→ **TASK STATEMENT**
Below are entries; repeat exactly, and nothing else, the lines from the one holding "Write the Plotly code for this chart." through the one holding "marker_line_width=0, width=0.8))", inclusive. Leave the pictures out.
MATERIAL TO PROCESS start
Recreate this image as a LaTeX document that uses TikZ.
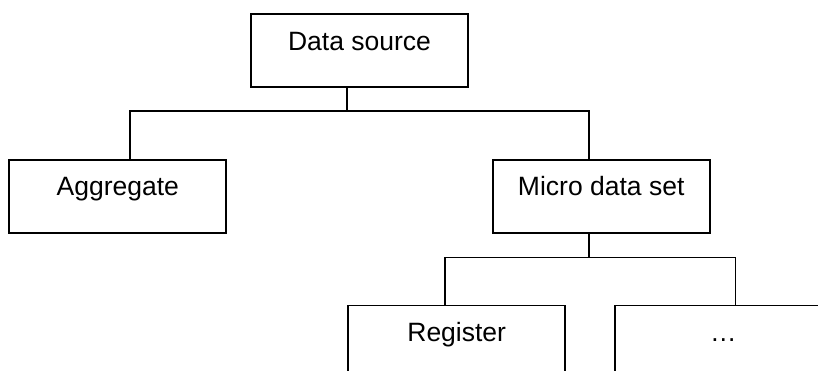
\documentclass[tikz,border=0pt]{standalone}
\usepackage{fontspec}
\setmainfont{Liberation Sans}
\usetikzlibrary{positioning}

\begin{document}
\begin{tikzpicture}[
            node distance=71pt,
            block/.style={draw, line width=1.7pt, minimum width=217pt, inner sep=0pt,
                text height=36pt, text depth=37pt, font=\fontsize{26.5}{31}\selectfont}, % text sits in the upper half
            link/.style={line width=1.7pt},
        ]
        \useasboundingbox (0,0) rectangle (818pt,-370pt);
        \clip (0,0) rectangle (818pt,-370pt);

        \node (src)   [block] at (359.5pt,-50.5pt)          {Data source};
        \node (agg)   [block, below left=71pt and 23pt of src]  {Aggregate};
        \node (micro) [block, below right=71pt and 23pt of src] {Micro data set};
        \node (reg)   [block, below=of micro, xshift=-144.5pt]  {Register};
        \node (more)  [block, right=48pt of reg]            {…};

        % bus lines between the levels
        \coordinate (bus1) at ([xshift=-12.5pt, yshift=-23pt]src.south);
        \coordinate (bus2) at ([xshift=-12.5pt, yshift=-24pt]micro.south);

        \draw[link] ([xshift=-12.5pt]src.south) -- (bus1);
        \draw[link] ([xshift=12.5pt]agg.north) |- (bus1) -| ([xshift=-12.5pt]micro.north);

        \draw[link] ([xshift=-12.5pt]micro.south) -- (bus2);
        \draw[link] ([xshift=-12pt]reg.north) |- (bus2) -| ([xshift=12pt]more.north);
    \end{tikzpicture}
\end{document}
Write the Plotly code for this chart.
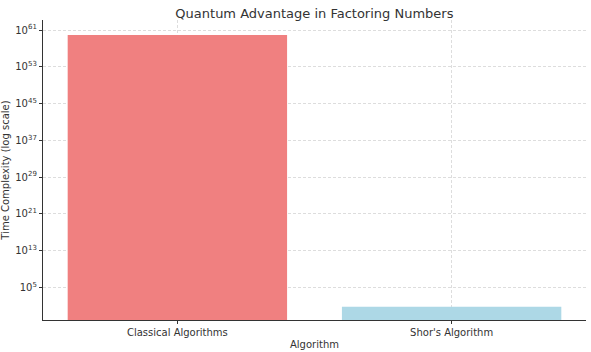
import plotly.graph_objects as go

categories = ["Classical Algorithms", "Shor's Algorithm"]
values = [8e59, 6.0]
colors = ["#F08080", "#ADD8E6"]
tick_exponents = [5, 13, 21, 29, 37, 45, 53, 61]

tickvals = [10.0 ** e for e in tick_exponents]
ticktext = [f"10<sup>{e}</sup>" for e in tick_exponents]

fig = go.Figure()
fig.add_trace(go.Bar(x=categories, y=values, marker_color=colors,
                     marker_line_width=0, width=0.8))

axis_font = dict(family="DejaVu Sans", size=10, color="#333333")
fig.update_layout(
    width=591, height=352,
    margin=dict(l=43, r=5, t=20, b=32),
    paper_bgcolor="white", plot_bgcolor="white",
    showlegend=False,
    bargap=0.2,
    title=dict(text="Quantum Advantage in Factoring Numbers", x=0.532, xanchor="center",
               y=0.975, yanchor="top",
               font=dict(family="DejaVu Sans", size=13, color="#333333")),
    font=axis_font,
)
fig.update_xaxes(
    range=[-0.49, 1.49],
    showline=True, linecolor="#333333", linewidth=1.2,
    ticks="outside", ticklen=3, tickcolor="#333333",
    showgrid=True, gridcolor="#DDDDDD", griddash="3px,2px", gridwidth=0.7,
    title=dict(text="Algorithm", font=axis_font, standoff=3),
    tickfont=axis_font,
)
fig.update_yaxes(
    type="log", range=[-2.12, 63.18],
    tickvals=tickvals, ticktext=ticktext,
    showline=True, linecolor="#333333", linewidth=1.2,
    ticks="outside", ticklen=3, tickcolor="#333333",
    showgrid=True, gridcolor="#DDDDDD", griddash="3px,2px", gridwidth=0.7,
    zeroline=False,
    title=dict(text="Time Complexity (log scale)", font=axis_font, standoff=3),
    tickfont=axis_font,
)

fig.write_html("out.html")
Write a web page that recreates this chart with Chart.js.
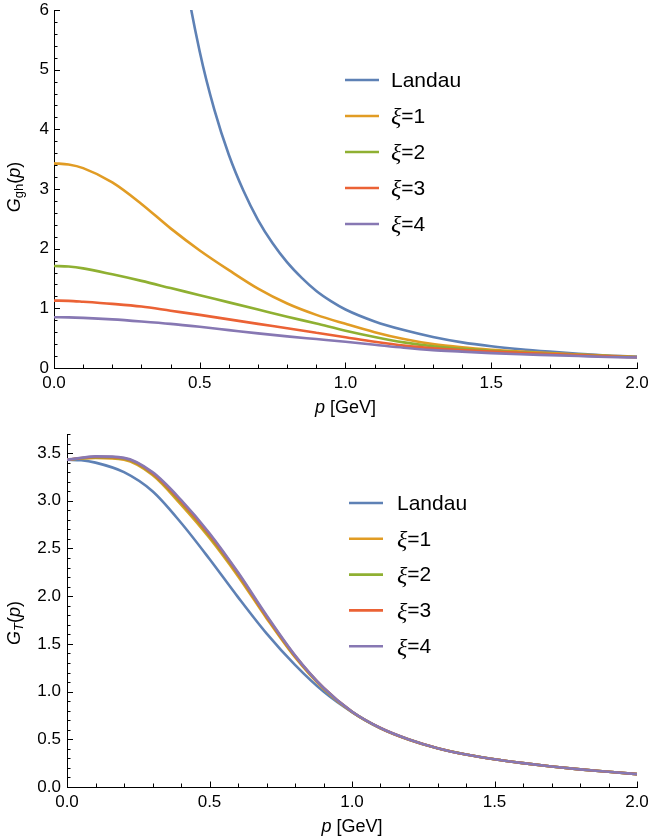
<!DOCTYPE html>
<html>
<head>
<meta charset="utf-8">
<script src="https://cdn.jsdelivr.net/npm/chart.js@4"></script>
<style>
  html, body { margin: 0; padding: 0; background: #fff; }
  canvas { display: block; }
</style>
</head>
<body>
<canvas id="ghChart" width="648" height="420"></canvas>
<canvas id="tChart" width="648" height="417"></canvas>
<script>
// series names + Mathematica default colours
const seriesLabels = ['Landau', 'ξ=1', 'ξ=2', 'ξ=3', 'ξ=4'];
const seriesColors = ['#5e81b5', '#e19c24', '#8fb032', '#eb6235', '#8778b3'];

// momentum grid (GeV)
const pGrid = [0, 0.05, 0.1, 0.2, 0.3, 0.4, 0.5, 0.6, 0.7, 0.8, 0.9, 1.0,
               1.1, 1.2, 1.3, 1.4, 1.5, 1.6, 1.7, 1.8, 1.9, 2.0];

// ghost propagator G_gh(p) -- Landau diverges at p -> 0, only plotted from 0.44
const pLandauGh = [0.44, 0.45, 0.5, 0.55, 0.6, 0.65, 0.7, 0.75, 0.8, 0.85, 0.9, 0.95, 1.0,
                   1.1, 1.2, 1.3, 1.4, 1.5, 1.6, 1.7, 1.8, 1.9, 2.0];
const ghLandau = [7.0, 6.6, 5.3, 4.33, 3.57, 2.97, 2.48, 2.09, 1.77, 1.51, 1.29, 1.12, 0.98,
                  0.78, 0.635, 0.52, 0.43, 0.365, 0.315, 0.275, 0.24, 0.21, 0.19];
const ghXi1 = [3.43, 3.41, 3.35, 3.11, 2.75, 2.34, 1.97, 1.64, 1.33, 1.08, 0.89, 0.74,
               0.60, 0.485, 0.40, 0.345, 0.305, 0.275, 0.25, 0.225, 0.205, 0.185];
const ghXi2 = [1.71, 1.70, 1.67, 1.57, 1.46, 1.34, 1.22, 1.10, 0.98, 0.86, 0.745, 0.625,
               0.52, 0.43, 0.365, 0.32, 0.29, 0.265, 0.24, 0.22, 0.20, 0.18];
const ghXi3 = [1.13, 1.125, 1.11, 1.075, 1.03, 0.96, 0.89, 0.815, 0.74, 0.665, 0.59, 0.515,
               0.44, 0.375, 0.33, 0.30, 0.275, 0.255, 0.235, 0.215, 0.195, 0.18];
const ghXi4 = [0.85, 0.848, 0.84, 0.815, 0.78, 0.74, 0.69, 0.635, 0.58, 0.53, 0.485, 0.44,
               0.39, 0.34, 0.30, 0.275, 0.25, 0.23, 0.215, 0.20, 0.185, 0.175];

// transverse gluon propagator G_T(p)
const tLandau = [3.43, 3.425, 3.40, 3.30, 3.10, 2.77, 2.39, 1.99, 1.61, 1.28, 1.00, 0.785,
                 0.615, 0.495, 0.405, 0.34, 0.29, 0.25, 0.215, 0.185, 0.16, 0.135];
const tXi1 = [3.43, 3.443, 3.45, 3.43, 3.27, 2.96, 2.61, 2.21, 1.77, 1.36, 1.03, 0.787,
              0.616, 0.496, 0.406, 0.34, 0.29, 0.25, 0.215, 0.185, 0.16, 0.135];
const tXi2 = [3.43, 3.446, 3.455, 3.44, 3.28, 2.98, 2.63, 2.23, 1.785, 1.37, 1.035, 0.788,
              0.617, 0.497, 0.406, 0.34, 0.29, 0.25, 0.215, 0.185, 0.16, 0.135];
const tXi3 = [3.43, 3.448, 3.46, 3.445, 3.29, 2.995, 2.645, 2.24, 1.79, 1.375, 1.04, 0.789,
              0.618, 0.497, 0.407, 0.34, 0.29, 0.25, 0.215, 0.185, 0.16, 0.135];
const tXi4 = [3.43, 3.45, 3.465, 3.45, 3.30, 3.01, 2.66, 2.25, 1.80, 1.38, 1.04, 0.79,
              0.618, 0.498, 0.407, 0.34, 0.29, 0.25, 0.215, 0.185, 0.16, 0.135];

// tick labels
const pTicks = [0, 0.5, 1.0, 1.5, 2.0];
const ghTicks = [0, 1, 2, 3, 4, 5, 6];
const tTicks = [0, 0.5, 1.0, 1.5, 2.0, 2.5, 3.0, 3.5];

const SANS = '"Liberation Sans", Arial, Helvetica, sans-serif';
const SERIF = '"Liberation Serif", "Times New Roman", serif';

const toPoints = (xs, ys) => xs.map((x, i) => ({ x, y: ys[i] }));

// draw a run of differently styled text pieces starting at x (left aligned)
function drawRuns(ctx, runs, x, y) {
  runs.forEach(r => {
    ctx.font = r.font;
    ctx.fillText(r.text, x, y + (r.dy || 0));
    x += ctx.measureText(r.text).width;
  });
}
function runsWidth(ctx, runs) {
  return runs.reduce((w, r) => { ctx.font = r.font; return w + ctx.measureText(r.text).width; }, 0);
}

// Mathematica-style inward ticks, axis titles and inset legend
const decorPlugin = {
  id: 'decor',
  afterDraw(chart, args, opts) {
    const { ctx, chartArea: a, scales: { x, y } } = chart;
    ctx.save();
    ctx.strokeStyle = '#000';
    ctx.lineWidth = 1;
    ctx.beginPath();
    const eps = 1e-6;
    for (let v = x.min; v <= x.max + eps; v += opts.xMinor) {
      const major = Math.abs(v / opts.xMajor - Math.round(v / opts.xMajor)) < 1e-3;
      const px = Math.round(x.getPixelForValue(v)) + 0.5;
      ctx.moveTo(px, a.bottom);
      ctx.lineTo(px, a.bottom - (major ? 5.5 : 3.5));
    }
    for (let v = y.min; v <= y.max + eps; v += opts.yMinor) {
      const major = Math.abs(v / opts.yMajor - Math.round(v / opts.yMajor)) < 1e-3;
      const py = Math.round(y.getPixelForValue(v)) + 0.5;
      ctx.moveTo(a.left, py);
      ctx.lineTo(a.left + (major ? 6 : 3.5), py);
    }
    ctx.stroke();

    ctx.fillStyle = '#000';
    ctx.textBaseline = 'middle';

    // x title: p [GeV]
    const xRuns = [
      { text: 'p', font: `italic 18px ${SANS}` },
      { text: ' [GeV]', font: `18px ${SANS}` }
    ];
    const xw = runsWidth(ctx, xRuns);
    drawRuns(ctx, xRuns, (a.left + a.right) / 2 - xw / 2, opts.xTitleY);

    // y title, rotated
    const yw = runsWidth(ctx, opts.yRuns);
    ctx.save();
    ctx.translate(opts.yTitleX, opts.yTitleY);
    ctx.rotate(-Math.PI / 2);
    drawRuns(ctx, opts.yRuns, -yw / 2, 0);
    ctx.restore();

    // legend
    chart.data.datasets.forEach((ds, i) => {
      const ly = opts.legY + i * opts.legStep;
      ctx.strokeStyle = ds.borderColor;
      ctx.lineWidth = 2.6;
      ctx.beginPath();
      ctx.moveTo(opts.legX0, ly);
      ctx.lineTo(opts.legX1, ly);
      ctx.stroke();
      const runs = ds.label.startsWith('ξ')
        ? [{ text: 'ξ', font: `italic 24px ${SERIF}`, dy: 1 }, { text: ds.label.slice(1), font: `21px ${SANS}` }]
        : [{ text: ds.label, font: `21px ${SANS}` }];
      drawRuns(ctx, runs, opts.legTextX, ly + 1);
    });
    ctx.restore();
  }
};

function makeChart(id, sets, cfg) {
  const datasets = sets.map((pts, i) => ({
    label: seriesLabels[i],
    data: pts,
    borderColor: seriesColors[i],
    borderWidth: 2.6,
    pointRadius: 0,
    fill: false,
    cubicInterpolationMode: 'monotone',
    clip: 0,
    order: sets.length - i
  }));

  return new Chart(document.getElementById(id), {
    type: 'line',
    data: { datasets },
    options: {
      responsive: false,
      animation: false,
      events: [],
      layout: { padding: { left: 0, right: 11, top: cfg.top, bottom: 0 } },
      plugins: {
        legend: { display: false },
        tooltip: { enabled: false },
        decor: cfg.decor
      },
      scales: {
        x: {
          type: 'linear', min: 0, max: 2,
          grid: { display: false, drawTicks: false },
          border: { display: true, color: '#000', width: 1 },
          afterBuildTicks: s => { s.ticks = pTicks.map(value => ({ value })); },
          afterFit: s => { s.height = cfg.xHeight; s.paddingLeft = 0; s.paddingRight = 0; },
          ticks: {
            color: '#000', padding: 5, maxRotation: 0,
            font: { family: SANS, size: 17 },
            callback: v => v.toFixed(1)
          }
        },
        y: {
          type: 'linear', min: 0, max: cfg.yMax,
          grid: { display: false, drawTicks: false },
          border: { display: true, color: '#000', width: 1 },
          afterBuildTicks: s => { s.ticks = cfg.yTicks.map(value => ({ value })); },
          afterFit: s => { s.width = cfg.yWidth; s.paddingTop = 0; s.paddingBottom = 0; },
          ticks: {
            color: '#000', padding: cfg.yPad,
            font: { family: SANS, size: 17 },
            callback: v => cfg.yFmt(v)
          }
        }
      }
    },
    plugins: [decorPlugin]
  });
}

document.addEventListener('DOMContentLoaded', () => {
  makeChart('ghChart', [
    toPoints(pLandauGh, ghLandau),
    toPoints(pGrid, ghXi1),
    toPoints(pGrid, ghXi2),
    toPoints(pGrid, ghXi3),
    toPoints(pGrid, ghXi4)
  ], {
    top: 10, xHeight: 52, yWidth: 54, yPad: 5, yMax: 6,
    yTicks: ghTicks, yFmt: v => String(v),
    decor: {
      xMinor: 0.1, xMajor: 0.5, yMinor: 0.2, yMajor: 1,
      xTitleY: 408, yTitleX: 15, yTitleY: 187,
      yRuns: [
        { text: 'G', font: `italic 18px ${SANS}` },
        { text: 'gh', font: `13px ${SANS}`, dy: 4 },
        { text: '(', font: `18px ${SANS}` },
        { text: 'p', font: `italic 18px ${SANS}` },
        { text: ')', font: `18px ${SANS}` }
      ],
      legX0: 345, legX1: 379, legTextX: 391, legY: 80, legStep: 36
    }
  });

  makeChart('tChart', [
    toPoints(pGrid, tLandau),
    toPoints(pGrid, tXi1),
    toPoints(pGrid, tXi2),
    toPoints(pGrid, tXi3),
    toPoints(pGrid, tXi4)
  ], {
    top: 14, xHeight: 50, yWidth: 67, yPad: 6, yMax: 3.7,
    yTicks: tTicks, yFmt: v => v.toFixed(1),
    decor: {
      xMinor: 0.1, xMajor: 0.5, yMinor: 0.1, yMajor: 0.5,
      xTitleY: 407, yTitleX: 15, yTitleY: 203,
      yRuns: [
        { text: 'G', font: `italic 18px ${SANS}` },
        { text: 'T', font: `italic 13px ${SANS}`, dy: 4 },
        { text: '(', font: `18px ${SANS}` },
        { text: 'p', font: `italic 18px ${SANS}` },
        { text: ')', font: `18px ${SANS}` }
      ],
      legX0: 349, legX1: 383, legTextX: 397, legY: 83, legStep: 35.8
    }
  });
});
</script>
</body>
</html>
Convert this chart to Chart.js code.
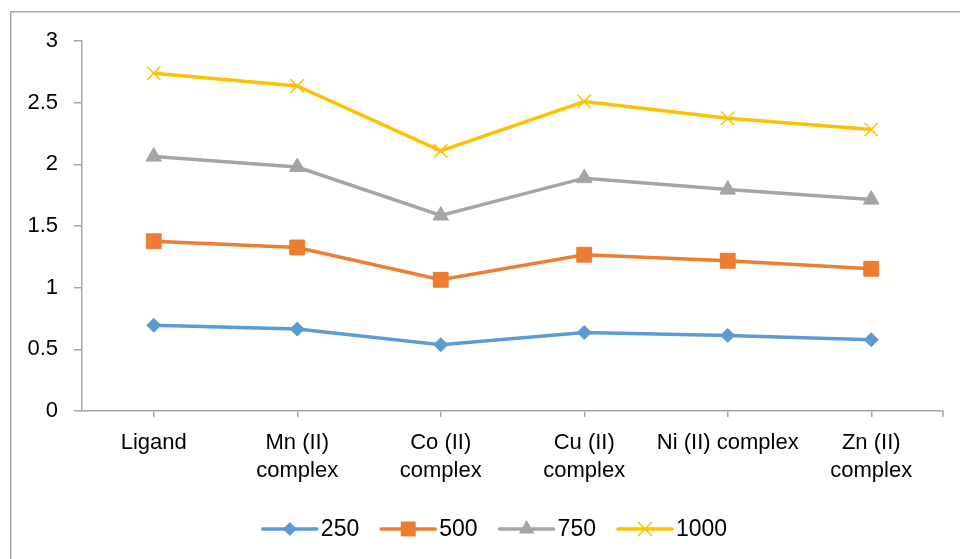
<!DOCTYPE html>
<html>
<head>
<meta charset="utf-8">
<script src="https://cdn.jsdelivr.net/npm/chart.js@4/dist/chart.umd.min.js"></script>
<style>
  html, body { margin: 0; padding: 0; background: #fff; }
  #wrap { position: relative; width: 960px; height: 559px; }
</style>
</head>
<body>
<div id="wrap"><canvas id="c" width="960" height="559"></canvas></div>
<script>
// Categories (multi-line where the label wraps)
const categories = [
  'Ligand',
  ['Mn (II)', 'complex'],
  ['Co (II)', 'complex'],
  ['Cu (II)', 'complex'],
  'Ni (II) complex',
  ['Zn (II)', 'complex']
];

// Series values
const series250  = [0.695, 0.664, 0.537, 0.637, 0.613, 0.578];
const series500  = [1.376, 1.326, 1.064, 1.267, 1.218, 1.153];
const series750  = [2.063, 1.978, 1.585, 1.888, 1.795, 1.714];
const series1000 = [2.739, 2.636, 2.109, 2.509, 2.374, 2.282];

const seriesNames = ['250', '500', '750', '1000'];

// Y axis range
const yMin = 0, yMax = 3, yStep = 0.5;

const FONT = '"Liberation Sans", Arial, sans-serif';
const AXIS_GREY = '#a6a6a6';

// Outer frame of the chart
const framePlugin = {
  id: 'frame',
  beforeDraw(chart) {
    const ctx = chart.ctx;
    ctx.save();
    ctx.fillStyle = '#fff';
    ctx.fillRect(0, 0, chart.width, chart.height);
    ctx.strokeStyle = AXIS_GREY;
    ctx.lineWidth = 1.5;
    ctx.strokeRect(10.75, 11.75, 2000, 2000);
    ctx.restore();
  },
  // closing tick mark at the right end of the category axis
  afterDatasetsDraw(chart) {
    const a = chart.chartArea;
    const ctx = chart.ctx;
    ctx.save();
    ctx.strokeStyle = AXIS_GREY;
    ctx.lineWidth = 1.5;
    ctx.beginPath();
    ctx.moveTo(a.right, a.bottom);
    ctx.lineTo(a.right, a.bottom + 6);
    ctx.stroke();
    ctx.restore();
  }
};

// Draws a legend marker shape
function drawMarker(ctx, style, x, y, r, color, bw) {
  ctx.save();
  ctx.fillStyle = color;
  ctx.strokeStyle = color;
  ctx.lineWidth = bw;
  ctx.beginPath();
  if (style === 'rectRot') {
    ctx.moveTo(x, y - r); ctx.lineTo(x + r, y); ctx.lineTo(x, y + r); ctx.lineTo(x - r, y);
    ctx.closePath(); ctx.fill();
  } else if (style === 'rect') {
    const s = Math.SQRT1_2 * r;
    ctx.fillRect(x - s, y - s, 2 * s, 2 * s);
  } else if (style === 'triangle') {
    const h = r;
    ctx.moveTo(x, y - h);
    ctx.lineTo(x + h * Math.sin(2 * Math.PI / 3), y - h * Math.cos(2 * Math.PI / 3));
    ctx.lineTo(x - h * Math.sin(2 * Math.PI / 3), y - h * Math.cos(2 * Math.PI / 3));
    ctx.closePath(); ctx.fill();
  } else if (style === 'crossRot') {
    const d = Math.SQRT1_2 * r;
    ctx.moveTo(x - d, y - d); ctx.lineTo(x + d, y + d);
    ctx.moveTo(x + d, y - d); ctx.lineTo(x - d, y + d);
    ctx.stroke();
  }
  ctx.restore();
}

// Legend row under the plot: line sample with marker, then series name
const lineLegendPlugin = {
  id: 'lineLegend',
  afterDraw(chart) {
    const ctx = chart.ctx;
    const sets = chart.data.datasets;
    const lineLen = 54, gapText = 4, gapItem = 22;
    ctx.save();
    ctx.font = '23px ' + FONT;
    ctx.textBaseline = 'middle';
    ctx.textAlign = 'left';
    const widths = sets.map(d => ctx.measureText(d.label).width);
    let total = 0;
    widths.forEach((w, i) => { total += lineLen + gapText + w + (i < widths.length - 1 ? gapItem : 0); });
    let x = 495 - total / 2;
    const y = 529;
    sets.forEach((d, i) => {
      ctx.strokeStyle = d.borderColor;
      ctx.lineWidth = d.borderWidth;
      ctx.lineCap = 'round';
      ctx.beginPath();
      ctx.moveTo(x, y); ctx.lineTo(x + lineLen, y);
      ctx.stroke();
      drawMarker(ctx, d.pointStyle, x + lineLen / 2, y, d.pointRadius, d.pointBackgroundColor, d.pointBorderWidth);
      ctx.fillStyle = '#000';
      ctx.fillText(d.label, x + lineLen + gapText, y + 1);
      x += lineLen + gapText + widths[i] + gapItem;
    });
    ctx.restore();
  }
};

function makeSet(label, data, color, style, radius, bw) {
  return {
    label, data,
    borderColor: color,
    backgroundColor: color,
    borderWidth: 3.5,
    pointStyle: style,
    pointRadius: radius,
    pointHoverRadius: radius,
    pointBackgroundColor: color,
    pointBorderColor: color,
    pointBorderWidth: bw,
    tension: 0,
    fill: false
  };
}

new Chart(document.getElementById('c'), {
  type: 'line',
  data: {
    labels: categories,
    datasets: [
      makeSet(seriesNames[0], series250,  '#5b9bd5', 'rectRot',  7,   1),
      makeSet(seriesNames[1], series500,  '#ed7d31', 'rect',     10.5, 1),
      makeSet(seriesNames[2], series750,  '#a5a5a5', 'triangle', 9,   1),
      makeSet(seriesNames[3], series1000, '#ffc000', 'crossRot', 9.5, 1.5)
    ]
  },
  options: {
    responsive: false,
    animation: false,
    devicePixelRatio: 1,
    layout: { padding: { top: 41, right: 17, bottom: 0, left: 0 } },
    plugins: {
      legend: { display: false },
      tooltip: { enabled: false },
      title: { display: false }
    },
    scales: {
      x: {
        type: 'category',
        offset: true,
        grid: {
          offset: false,
          drawOnChartArea: false,
          drawTicks: true,
          tickLength: 6,
          color: AXIS_GREY,
          lineWidth: 1.5
        },
        border: { display: true, color: AXIS_GREY, width: 1.5 },
        ticks: {
          color: '#000',
          font: { family: FONT, size: 22, lineHeight: 1.28 },
          padding: 12,
          maxRotation: 0,
          autoSkip: false
        },
        afterFit(scale) { scale.height = 148; }
      },
      y: {
        min: yMin,
        max: yMax,
        grid: {
          drawOnChartArea: false,
          drawTicks: true,
          tickLength: 8,
          color: AXIS_GREY,
          lineWidth: 1.5
        },
        border: { display: true, color: AXIS_GREY, width: 1.5 },
        ticks: {
          stepSize: yStep,
          color: '#000',
          font: { family: FONT, size: 22 },
          padding: 16,
          callback: v => String(Number(v.toFixed(1)))
        },
        afterFit(scale) { scale.width = 82; }
      }
    }
  },
  plugins: [framePlugin, lineLegendPlugin]
});
</script>
</body>
</html>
MATERIAL TO PROCESS end
→ **EXERCISE RESULT**
Write the Plotly code for this chart.
import plotly.graph_objects as go

categories = ["Classical Algorithms", "Shor's Algorithm"]
values = [8e59, 6.0]
colors = ["#F08080", "#ADD8E6"]
tick_exponents = [5, 13, 21, 29, 37, 45, 53, 61]

tickvals = [10.0 ** e for e in tick_exponents]
ticktext = [f"10<sup>{e}</sup>" for e in tick_exponents]

fig = go.Figure()
fig.add_trace(go.Bar(x=categories, y=values, marker_color=colors,
                     marker_line_width=0, width=0.8))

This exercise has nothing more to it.